Participants will be divided into three groups, each representing a different strategic lens shaping the future of space:
The Operators — focused on national security and operating in a contested space environment
The Market Makers — focused on building a profitable and scalable commercial space economy
The Builders — focused on infrastructure, power, manufacturing, and the industrial base required to support both defense and commercial space
These perspectives reflect the reality that space development is no longer driven by a single sector. Defense organizations are working to build more resilient and distributed space architectures. Commercial industry is expanding communications, remote sensing, and in-space services. At the same time, power generation, manufacturing capacity, launch infrastructure, and ground networks are becoming limiting factors for both sectors. These areas are no longer developing independently; progress in one increasingly depends on progress in the others, and decisions made in the near term will determine what capabilities and markets are possible later.
This exercise is designed to examine a central question:
“Where should the nation invest now to shape the space economy and strategic environment of 2035?”

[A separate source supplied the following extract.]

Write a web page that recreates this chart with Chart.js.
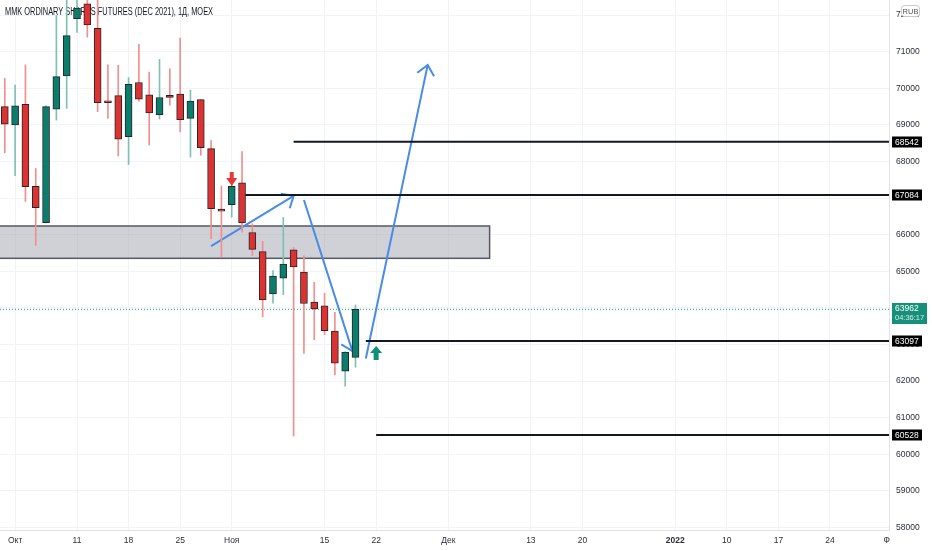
<!DOCTYPE html>
<html>
<head>
<meta charset="utf-8">
<script src="https://cdn.jsdelivr.net/npm/chart.js@4.4.1/dist/chart.umd.min.js"></script>
<style>
  html, body { margin: 0; padding: 0; background: #fff; }
  #wrap { width: 932px; height: 550px; position: relative; }
</style>
</head>
<body>
<div id="wrap"><canvas id="chart"></canvas></div>
<script>
// daily candles, index 0 = 30 Sep 2021 (trading days only)
const opens  = [69500, 69000, 69560, 67320, 66330, 69430, 70340, 71900, 72310, 71640, 69660, 69800, 68680, 70160, 69820, 69280, 69810, 69840, 69180, 69690, 68350, 66700, 66820, 67420, 66060, 65540, 64380, 64810, 65590, 64980, 64160, 64060, 63370, 62270, 62650];
const highs  = [70270, 70090, 70640, 67810, 69520, 71990, 72700, 72800, 72700, 72600, 70640, 70630, 70290, 71200, 70440, 70790, 70530, 71370, 69950, 69700, 68570, 67330, 67580, 68270, 66300, 65820, 65020, 66470, 65650, 65420, 64700, 64400, 63880, 62800, 64080];
const lows   = [68240, 67610, 66910, 65710, 66320, 69130, 69450, 71530, 71400, 69360, 69180, 68150, 67920, 69650, 68450, 69160, 69540, 68810, 68120, 68170, 65890, 65390, 66480, 66070, 65430, 63760, 64130, 64360, 60500, 62760, 63130, 63270, 62170, 61860, 62380];
const closes = [69020, 69520, 67310, 66740, 69500, 70320, 71440, 72190, 71730, 69610, 69610, 68610, 70110, 69700, 69330, 69750, 69750, 69140, 69650, 68380, 66710, 66640, 67320, 66320, 65600, 64220, 64870, 65200, 65120, 64120, 63970, 63380, 62490, 62790, 63962];

// time axis (positions in trading-day index)
const xTickPos  = [1, 7, 12, 17, 22, 31, 36, 43, 51, 56, 65, 70, 75, 80, 85.5];
const xTickText = ["Окт", "11", "18", "25", "Ноя", "15", "22", "Дек", "13", "20", "2022", "10", "17", "24", "Ф"];
const yTicks = [58000, 59000, 60000, 61000, 62000, 63000, 64000, 65000, 66000, 67000, 68000, 69000, 70000, 71000, 72000];

// horizontal levels and the day they start from
const levelValues = [68542, 67084, 63097, 60528];
const levelStart  = [28, 23.3, 35, 36];

const lastPrice = 63962;
const countdown = "04:36:17";

// grey zone
const zoneLow = 65355;
const zoneHigh = 66238;
const zoneEnd = 47;

// blue arrows
const arrowFromX = [20, 29, 35];
const arrowFromY = [65690, 66950, 62620];
const arrowToX   = [28, 33.7, 41];
const arrowToY   = [67060, 62820, 70640];

// signal markers
const sellMark = { x: 22, y: 67330 };
const buyMark  = { x: 36, y: 62960 };

const title = "MMK ORDINARY SHARES FUTURES (DEC 2021), 1Д, MOEX";

const X_MIN = -0.465, X_MAX = 85.72;
const FONT = "'Liberation Sans', Arial, sans-serif";
const UP = "#0a7d6c", DOWN = "#dc3232";
const up = (i) => closes[i] >= opens[i];

const datasets = [
  {
    type: "bar",
    data: opens.map((o, i) => ({ x: i, y: [o, closes[i]] })),
    backgroundColor: (c) => (up(c.dataIndex) ? UP : DOWN),
    borderColor: "#262626",
    borderWidth: 1,
    borderSkipped: false,
    barThickness: 7,
    grouped: false,
  },
  {
    type: "bar",
    data: lows.map((l, i) => ({ x: i, y: [l, highs[i]] })),
    backgroundColor: (c) => (up(c.dataIndex) ? "#7fc0b5" : "#ef8f8f"),
    borderWidth: 0,
    barThickness: 1,
    grouped: false,
  },
];

levelValues.forEach((v, i) => {
  datasets.push({
    type: "line",
    data: [{ x: levelStart[i], y: v }, { x: X_MAX, y: v }],
    borderColor: "#131722",
    borderWidth: 2,
    pointRadius: 0,
  });
});

datasets.push({
  type: "line",
  data: [{ x: X_MIN, y: lastPrice }, { x: X_MAX, y: lastPrice }],
  borderColor: "#1a9a86",
  borderWidth: 1,
  borderDash: [1, 2],
  pointRadius: 0,
});

arrowFromX.forEach((x0, i) => {
  datasets.push({
    type: "line",
    data: [{ x: x0, y: arrowFromY[i] }, { x: arrowToX[i], y: arrowToY[i] }],
    borderColor: "#4a8be6",
    borderWidth: 2,
    pointRadius: 0,
  });
});

const drawings = {
  id: "drawings",
  beforeDatasetsDraw(chart) {
    const { ctx, chartArea: a, scales: { x, y } } = chart;
    ctx.save();
    // zone
    const zx1 = x.getPixelForValue(zoneEnd);
    const zy0 = y.getPixelForValue(zoneHigh);
    const zy1 = y.getPixelForValue(zoneLow);
    ctx.fillStyle = "rgba(160,163,173,0.5)";
    ctx.fillRect(a.left, zy0, zx1 - a.left, zy1 - zy0);
    ctx.strokeStyle = "#555862";
    ctx.lineWidth = 1.5;
    ctx.strokeRect(a.left - 2, zy0, zx1 - a.left + 2, zy1 - zy0);
    // arrow heads
    ctx.strokeStyle = "#4a8be6";
    ctx.lineWidth = 2;
    arrowFromX.forEach((x0, i) => {
      const px0 = x.getPixelForValue(x0), py0 = y.getPixelForValue(arrowFromY[i]);
      const px1 = x.getPixelForValue(arrowToX[i]), py1 = y.getPixelForValue(arrowToY[i]);
      const ang = Math.atan2(py1 - py0, px1 - px0);
      ctx.beginPath();
      ctx.moveTo(px1 - 13 * Math.cos(ang - 0.72), py1 - 13 * Math.sin(ang - 0.72));
      ctx.lineTo(px1, py1);
      ctx.lineTo(px1 - 13 * Math.cos(ang + 0.72), py1 - 13 * Math.sin(ang + 0.72));
      ctx.stroke();
    });
    // title, squeezed to the narrow terminal look
    ctx.fillStyle = "#131722";
    ctx.font = "10px " + FONT;
    ctx.textBaseline = "middle";
    const tw = ctx.measureText(title).width;
    ctx.translate(5, 12);
    ctx.scale(208 / tw, 1);
    ctx.fillText(title, 0, 0);
    ctx.restore();
  },
  afterDatasetsDraw(chart) {
    const { ctx, scales: { x, y } } = chart;
    ctx.save();
    let px = x.getPixelForValue(sellMark.x), py = y.getPixelForValue(sellMark.y);
    ctx.fillStyle = "#e53935";
    ctx.fillRect(px - 2, py - 14, 4, 7);
    ctx.beginPath();
    ctx.moveTo(px - 5.5, py - 8);
    ctx.lineTo(px + 5.5, py - 8);
    ctx.lineTo(px, py);
    ctx.fill();
    px = x.getPixelForValue(buyMark.x);
    py = y.getPixelForValue(buyMark.y);
    ctx.fillStyle = "#0d8f7a";
    ctx.beginPath();
    ctx.moveTo(px - 6, py + 7);
    ctx.lineTo(px + 6, py + 7);
    ctx.lineTo(px, py);
    ctx.fill();
    ctx.fillRect(px - 2.5, py + 7, 5, 7);
    ctx.restore();
  },
  afterDraw(chart) {
    const { ctx, chartArea: a, scales: { y } } = chart;
    ctx.save();
    ctx.font = "8.5px " + FONT;
    ctx.textBaseline = "middle";
    const bx = a.right + 3;
    levelValues.forEach((v) => {
      const py = Math.round(y.getPixelForValue(v));
      ctx.fillStyle = "#000";
      ctx.fillRect(bx, py - 5.5, 30, 11);
      ctx.fillStyle = "#fff";
      ctx.fillText(String(v), bx + 3, py + 0.5);
    });
    const pp = Math.round(y.getPixelForValue(lastPrice));
    ctx.fillStyle = "#16907a";
    ctx.fillRect(bx, pp - 6, 35, 21);
    ctx.fillStyle = "#fff";
    ctx.fillText(String(lastPrice), bx + 3, pp);
    ctx.fillStyle = "#d6eeea";
    ctx.font = "7.5px " + FONT;
    ctx.fillText(countdown, bx + 3, pp + 9);
    // currency badge
    ctx.fillStyle = "#fff";
    ctx.strokeStyle = "#c5c8d0";
    ctx.lineWidth = 1;
    ctx.beginPath();
    ctx.roundRect(901.5, 5.5, 18, 11, 3);
    ctx.fill();
    ctx.stroke();
    ctx.fillStyle = "#555";
    ctx.textAlign = "center";
    ctx.fillText("RUB", 910.5, 11.5);
    ctx.restore();
  },
};

new Chart(document.getElementById("chart"), {
  type: "bar",
  data: { datasets },
  options: {
    responsive: true,
    maintainAspectRatio: false,
    animation: false,
    layout: { padding: 0 },
    plugins: {
      legend: { display: false },
      tooltip: { enabled: false },
    },
    scales: {
      x: {
        type: "linear",
        offset: false,
        min: X_MIN,
        max: X_MAX,
        afterBuildTicks: (s) => {
          s.ticks = xTickPos.map((v) => ({ value: v }));
        },
        afterFit: (s) => {
          s.height = 20;
          s.paddingLeft = 0;
          s.paddingRight = 0;
        },
        grid: {
          offset: false,
          color: (c) => (c.index === xTickPos.length - 1 ? "rgba(0,0,0,0)" : "#f0f3fa"),
          drawTicks: false,
        },
        border: { color: "#e0e3eb" },
        ticks: {
          autoSkip: false,
          maxRotation: 0,
          padding: 6,
          color: "#2a2e39",
          font: (c) => ({ family: FONT, size: 8.5, weight: xTickText[c.index] === "2022" ? "bold" : "normal" }),
          callback: (v, i) => xTickText[i],
        },
      },
      y: {
        position: "right",
        min: 57932,
        max: 72413,
        afterBuildTicks: (s) => {
          s.ticks = yTicks.map((v) => ({ value: v }));
        },
        afterFit: (s) => {
          s.width = 43;
          s.paddingTop = 0;
          s.paddingBottom = 0;
        },
        grid: { color: "#f0f3fa", drawTicks: false },
        border: { color: "#e0e3eb" },
        ticks: {
          padding: 7,
          color: "#2a2e39",
          font: { family: FONT, size: 8.5 },
          callback: (v) => String(v),
        },
      },
    },
  },
  plugins: [drawings],
});
</script>
</body>
</html>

After developing their strategies, the groups will compete for funding and present their plans to a panel acting as Congress and national leadership. Because total funding requests are expected to exceed the available annual budget, groups must defend their investment decisions, explain what risks exist if their priorities are not funded, and argue why their investments should be funded ahead of others.
Congressional Review Considerations
Once each group presents its investment strategy, the review panel acting as Congress and national leadership will evaluate proposals based on a set of strategic considerations. These are not technical questions, but decision questions that are typically asked when large national programs compete for limited funding. Groups should be prepared to explain not only what they want to build, but why it must be funded now, how it contributes to national capability or economic growth, and what risks are created if it is delayed or not funded.